The Corner

On Anwar Ibrahim

Today, a lot of people are passing around a very interesting column by Jackson Diehl, on Anwar Ibrahim. He is the Malaysian politician who is the symbol of democracy and sanity in that increasingly oppressive country. The government has imprisoned him in the past, and is poised to imprison him again. One of the government’s tricks is to call him a Jew, a Zionist, and so on. If you want to slime someone in that part of the world, you play the Jew card, early, often, and persistently.

Ibrahim mentioned the government’s attacks on him as a Zionist agent, etc., at the Oslo Freedom Forum earlier this year. I did a journal from this forum, here on NRO. Ibrahim said, “Of course, I’m against the crimes against the Palestinians.” He did not mean crimes committed by Hamas, Fatah, and others who rule the Palestinians, in the usual cruel ways. I muttered under my breath, “To heck with you, Anwar.” (I am cleaning up that thought.)

Lately, as Diehl records in his column, Ibrahim has been playing the Jew card himself, warning of Zionist conspiracies and the like. “Everybody wants to get into the act,” as Jimmy Durante said. Diehl quotes Paul Wolfowitz, who told him, “What Anwar did was wrong” — his playing of that common card — “but considering that he’s literally fighting for his life — physically as well as politically — against a government that attacks him as being ‘a puppet of the Jews,’ one should cut him some slack.”

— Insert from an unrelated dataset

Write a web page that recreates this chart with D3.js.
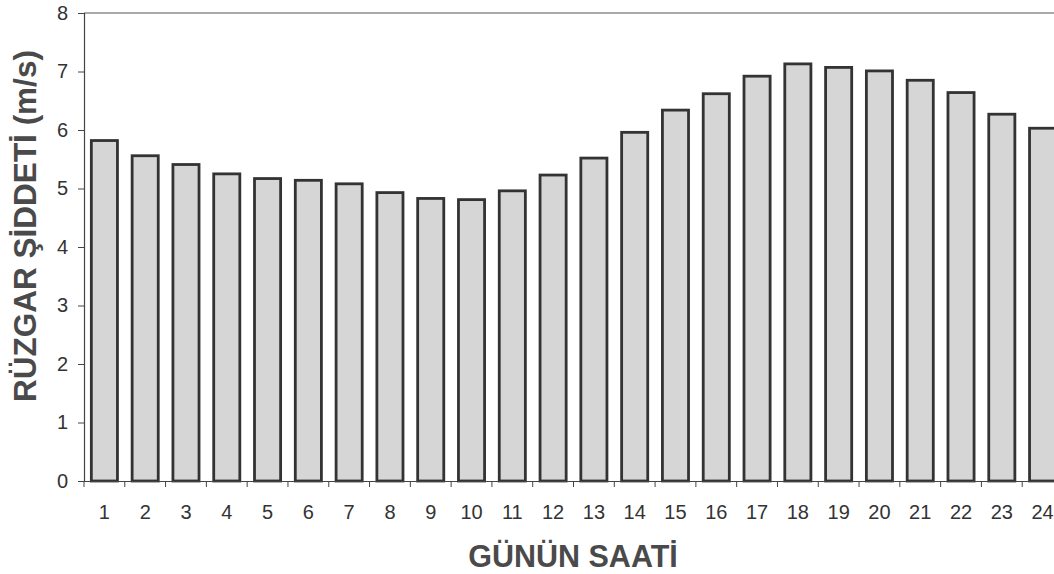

This comment has not sat well with everybody, and I can understand that not-sitting-well. But I can understand Wolfowitz, too. Plus, it helps that Ibrahim has been repentant, at least in talking to Americans. And, in Malaysia, he is about as good as it gets. We shouldn’t hold our breath for anyone better.

In that journal from Oslo, I noted Ibrahim’s extreme charm, polish, and pluck. Among the memorable things he said was that, in Malaysia, “we had freedom of speech — but we never had freedom after speech.” A crucial distinction.